Alliance Managers Tackle M&A: Lessons in Music and Literature

Alliance Managers Tackle M&A: Lessons in Music and Literature

Reflections from the Association of Strategic Alliance Professionals Global Summit 2020

The ASAP Summit brought together skilled Alliance Managers and BTD M&A integration experts to dissect the challenges faced by alliance professionals bringing their skills to M&A and divestment. Snowboarding for Skiers was a lively case-study exercise that encouraged and pushed the Alliance Managers to expand their abilities through two interactive sessions supported by our experts. We were privileged to have long-time ASAP gurus, Brooke Paige and Steve Twait, bring their experience. They provided advice and reflection to the participants. BTD founder and Managing Partner, Carlos Keener, UK Partner, David Olsson, and North American Director, Nick Palmer, facilitated the case discussions.

Our five experts agreed: Skilled Alliance Managers bring unique talents that can improve their firms’ M&A integration success. They discerned three “mind shifts” required for Strategic Alliance Professionals to thrive in the world of M&A and divestments. Alliance Mangers moving to M&A should:

  • Get a New Theme Song

Start singing Disney’s “Let It Go.” In M&A one needs thicker skin. The urgency of M&A necessitates rapid decisions and direct conversations. Alliance Managers, more accustomed to building relationships and teamwork, may feel discomfited by this in-your-face world. And they will be surprised when an executive, fresh off an extremely aggressive rant, turns friendly and collegial. Going in understanding the setting and likely behaviours, Alliance Managers will be more successful and less likely to be knocked for a loop. As one expert noted, M&A integration requires a short memory: No hard feelings.

  • Change the Background Music

Alliances are generally upbeat – “We’re trying to build something great.” M&A, too, has its upside, but its darker side often preoccupies participants. Alliance Managers need to shift the background music from Monty Python’s “Always Look on the Bright Side of Life,” to Mel Brook’s more sober “Hope for the Best (Expect the Worst).” And this dynamic plays out in each person’s mind. Fears like “Will I or my friends lose jobs or status?” and “Will my team stay together?” crowd out upbeat messages introduce by “We’re all in this together…” and “The value to shareholders…”

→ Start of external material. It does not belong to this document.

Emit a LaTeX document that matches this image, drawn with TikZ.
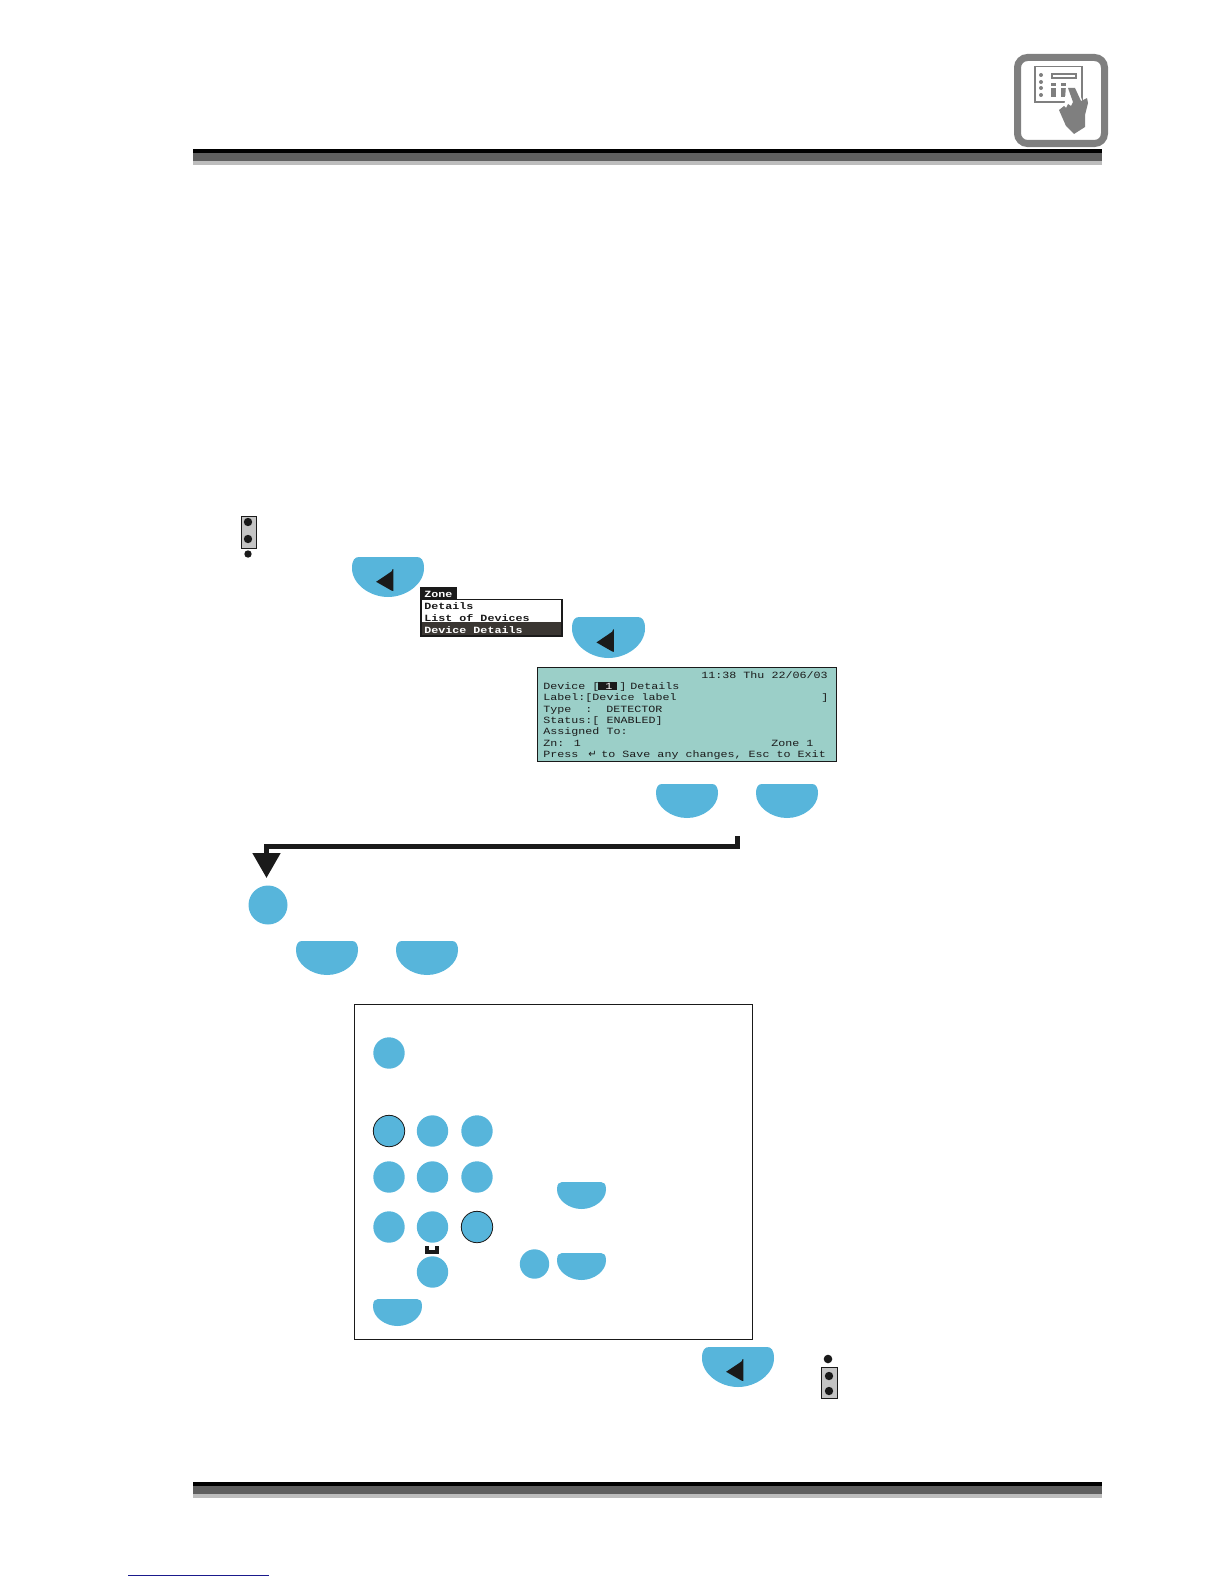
\documentclass[tikz,border=0pt]{standalone}
\usepackage{fontspec}
\usetikzlibrary{arrows.meta}
\newfontfamily\lcdfont[FakeStretch=1.23]{Liberation Mono}
\newfontfamily\symfont{DejaVu Sans}
\definecolor{keyblue}{HTML}{57B5DB}
\definecolor{lcdgreen}{HTML}{9BCFC8}
\definecolor{inkblack}{HTML}{1A1A1A}
\definecolor{ruledark}{HTML}{5F5F5F}
\definecolor{rulelight}{HTML}{BDBDBD}
\definecolor{icongrey}{HTML}{7F7F7F}
\definecolor{ledgrey}{HTML}{C4C4C4}
\definecolor{menudark}{HTML}{3A3632}
\definecolor{linkblue}{HTML}{1A1A8C}
\tikzset{
  halfkey/.pic={
    \fill[keyblue] (0.1,0) -- (0.9,0) .. controls (0.96,0) and (1,0.07) .. (1,0.28)
      .. controls (1,0.68) and (0.75,1) .. (0.5,1)
      .. controls (0.25,1) and (0,0.68) .. (0,0.28)
      .. controls (0,0.07) and (0.04,0) .. (0.1,0) -- cycle;
  },
  enterkey/.pic={
    \fill[keyblue] (0.1,0) -- (0.9,0) .. controls (0.96,0) and (1,0.07) .. (1,0.28)
      .. controls (1,0.68) and (0.75,1) .. (0.5,1)
      .. controls (0.25,1) and (0,0.68) .. (0,0.28)
      .. controls (0,0.07) and (0.04,0) .. (0.1,0) -- cycle;
    \fill[inkblack] (0.335,0.62) -- (0.55,0.36) -- (0.565,0.3) -- (0.575,0.3) -- (0.575,0.85) -- (0.55,0.84) -- cycle;
  },
  keydisc/.style={circle,fill=keyblue,draw=none,inner sep=0pt,minimum size=15.7pt},
  keydiscring/.style={keydisc,draw=inkblack,line width=0.4pt},
  leddot/.style={circle,fill=inkblack,inner sep=0pt,minimum size=4.2pt},
  ledbox/.style={draw=inkblack,fill=ledgrey,line width=0.5pt},
  lcdline/.style={anchor=base west,inner sep=0pt,text=inkblack,font=\lcdfont\fontsize{4.75}{5}\selectfont},
  menuline/.style={lcdline,font=\lcdfont\bfseries\fontsize{4.75}{5}\selectfont},
  flowarrow/.style={line width=2.5pt,inkblack,-{Triangle[width=13.5pt,length=12.5pt]}},
}
\begin{document}
\begin{tikzpicture}[x=0.5pt,y=-0.5pt]
\useasboundingbox (0,0) rectangle (1224,1584);
% header and footer rules
\fill[black] (193,149) rectangle (1102,153);
\fill[ruledark] (193,153) rectangle (1102,161);
\fill[rulelight] (193,161) rectangle (1102,165);
\fill[black] (193,1482) rectangle (1102,1486);
\fill[ruledark] (193,1486) rectangle (1102,1494);
\fill[rulelight] (193,1494) rectangle (1102,1498);
\draw[linkblue,line width=0.5pt] (128,1575) -- (269,1575);
% icon
\draw[icongrey,line width=3.5pt,rounded corners=5pt] (1017.5,57.5) rectangle (1104.5,143.5);
\draw[icongrey,line width=0.6pt] (1035,66.5) rectangle (1082,102);
\foreach \yy in {75,82,88,95} \fill[icongrey] (1041,\yy) circle (1pt);
\draw[icongrey,line width=1pt] (1052,74) rectangle (1076,78.5);
\fill[icongrey] (1051,83) rectangle (1055.5,86);
\fill[icongrey] (1061,83) rectangle (1066,86);
\fill[icongrey] (1051,88) rectangle (1055.5,97);
\fill[icongrey] (1061,88) rectangle (1066,97);
\fill[white] (1066,86) -- (1077,86) -- (1083,103) -- (1064,112) -- cycle;
\fill[icongrey] (1068,88) -- (1075,88) -- (1081,101) -- (1087,98) -- (1088,103)
  -- (1085,115) -- (1085,127) -- (1074,134) -- (1066,126) -- (1059,110) -- (1064,106)
  -- (1066,108) -- (1068,104) -- (1071,106) -- (1073,102) -- cycle;
% first instruction group
\draw[ledbox] (241.5,516) rectangle (256,548);
\node[leddot] (ledA1) at (248,522) {};
\node[leddot] (ledA2) at (248,539) {};
\node[leddot,minimum size=3.7pt] (ledA3) at (248,554) {};
\pic[xscale=72,yscale=40] (enterA) at (352,557) {enterkey};
% menu
\fill[inkblack] (420,587) rectangle (457,600);
\fill[inkblack] (420,599) rectangle (563,637);
\fill[white] (422,600) rectangle (561,622);
\fill[menudark] (422,622) rectangle (561,635);
\node[menuline,text=white] (mZone) at (424,597) {Zone};
\node[menuline] (mDetails) at (424,609) {Details};
\node[menuline] (mList) at (424,621) {List of Devices};
\node[menuline,text=white] (mDevice) at (424,633) {Device Details};
\pic[xscale=73,yscale=41] (enterB) at (572,617) {enterkey};
% LCD
\draw[inkblack,fill=lcdgreen,line width=0.45pt] (537,667) rectangle (836,761);
\fill[inkblack] (598,681.5) rectangle (617,690);
\node[lcdline] (lTime) at (701,678) {11:38 Thu 22/06/03};
\node[lcdline] (lDev) at (543,689) {Device [};
\node[lcdline,text=white] (lOne) at (605,689) {1};
\node[lcdline] (lBr) at (619,689) {]};
\node[lcdline] (lDet) at (630,689) {Details};
\node[lcdline] (lLab) at (543,700) {Label:[Device label};
\node[lcdline] (lLabB) at (821,700) {]};
\node[lcdline] (lType) at (543,712) {Type};
\node[lcdline] (lCol) at (585,712) {:};
\node[lcdline] (lDetc) at (606,712) {DETECTOR};
\node[lcdline] (lStat) at (543,723) {Status:[ ENABLED]};
\node[lcdline] (lAss) at (543,734) {Assigned To:};
\node[lcdline] (lZn) at (543,746) {Zn: 1};
\node[lcdline] (lZone) at (771,746) {Zone 1};
\node[lcdline] (lPr) at (543,757) {Press};
\node[lcdline,font=\symfont\fontsize{5}{5}\selectfont] (lRet) at (588,757) {↵};
\node[lcdline] (lSave) at (601,757) {to Save any changes, Esc to Exit};
% pairs of keys and the arrow
\pic[xscale=62,yscale=34] (keyA) at (656,784) {halfkey};
\pic[xscale=62,yscale=34] (keyB) at (756,784) {halfkey};
\coordinate (flowStart) at (737.5,836);
\coordinate (flowCornerA) at (737.5,846.5);
\coordinate (flowCornerB) at (266.5,846.5);
\coordinate (flowEnd) at (266.5,878);
\draw[flowarrow] (flowStart) -- (flowCornerA) -- (flowCornerB) -- (flowEnd);
\node[keydisc,minimum size=19.5pt] (stepKey) at (268,905) {};
\pic[xscale=62,yscale=34] (keyC) at (296,941) {halfkey};
\pic[xscale=62,yscale=34] (keyD) at (396,941) {halfkey};
% keypad box
\draw[inkblack,line width=0.5pt] (354,1004) rectangle (752,1339);
\node[keydisc] (kTop) at (389,1053) {};
\node[keydiscring] (k1) at (389,1131) {};
\node[keydisc] (k2) at (432.5,1131) {};
\node[keydisc] (k3) at (477,1131) {};
\node[keydisc] (k4) at (389,1177) {};
\node[keydisc] (k5) at (432.5,1177) {};
\node[keydisc] (k6) at (477,1177) {};
\node[keydisc] (k7) at (389,1227) {};
\node[keydisc] (k8) at (432.5,1227) {};
\node[keydiscring] (k9) at (477,1227) {};
\node[keydisc] (k0) at (432.5,1272) {};
\fill[inkblack] (425,1246) rectangle (439,1254);
\fill[white] (429,1245.5) rectangle (435,1250);
\node[keydisc,minimum size=14.7pt] (kShift) at (534.5,1264) {};
\pic[xscale=49,yscale=27] (keyE) at (557,1182) {halfkey};
\pic[xscale=49,yscale=27] (keyF) at (557,1253) {halfkey};
\pic[xscale=49,yscale=27] (keyG) at (373,1299) {halfkey};
% final step
\pic[xscale=72,yscale=40] (enterC) at (702,1347) {enterkey};
\node[leddot,minimum size=4.3pt] (ledB3) at (828,1359) {};
\draw[ledbox] (821.5,1367) rectangle (837,1398);
\node[leddot] (ledB1) at (829,1376) {};
\node[leddot] (ledB2) at (829,1391) {};
\end{tikzpicture}
\end{document}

Alliance Managers must bring their exceptional “EQ” skills to bear. These enable them first to anticipate and recognize these concerns, and then to address them. Directly. M&A calls for even more openness than usual. And it involves difficult conversations. Plus, the ability to engage with individuals as individuals. M&A can get very personal.

  • Remember Poor Alice

An alliance is a process. An M&A or divestment is an event. That’s a big difference. In Alice in Wonderland the king advises Alice:

“Begin at the beginning, and go on till you come to the end; then stop.”

Things move at a very different speed in M&A, particularly decision making. Later the Red Queen notes:

“Now here, you see, it takes all the running you can do to keep in the same place. If you want to get somewhere else, you must run at least twice as fast as that!”

Alliance managers must become comfortable with the pace. Often a faster decision is better than “the right” decision.

There is a great opportunity in M&A and divestments for Alliance Management professionals seeking a new challenge. There’s the chance to broaden skills and gain new experience. Alliance Managers bring a keen understanding of organizational dynamics. They don’t lose sight of upside value even under severe resource pressures. They understand the sources of friction, often hidden, when two firms try to operate in concert.

Our participants and expert panellists agree, it’s easier to go from Alliances to M&A than vice versa.

M&A is not for everyone. Alliance Managers: You have the skills and experience to be significant contributors to your companies’ M&A. If you’re interested, you need to step into these roles with enthusiasm tempered by an awareness of the challenges. It’s up to you!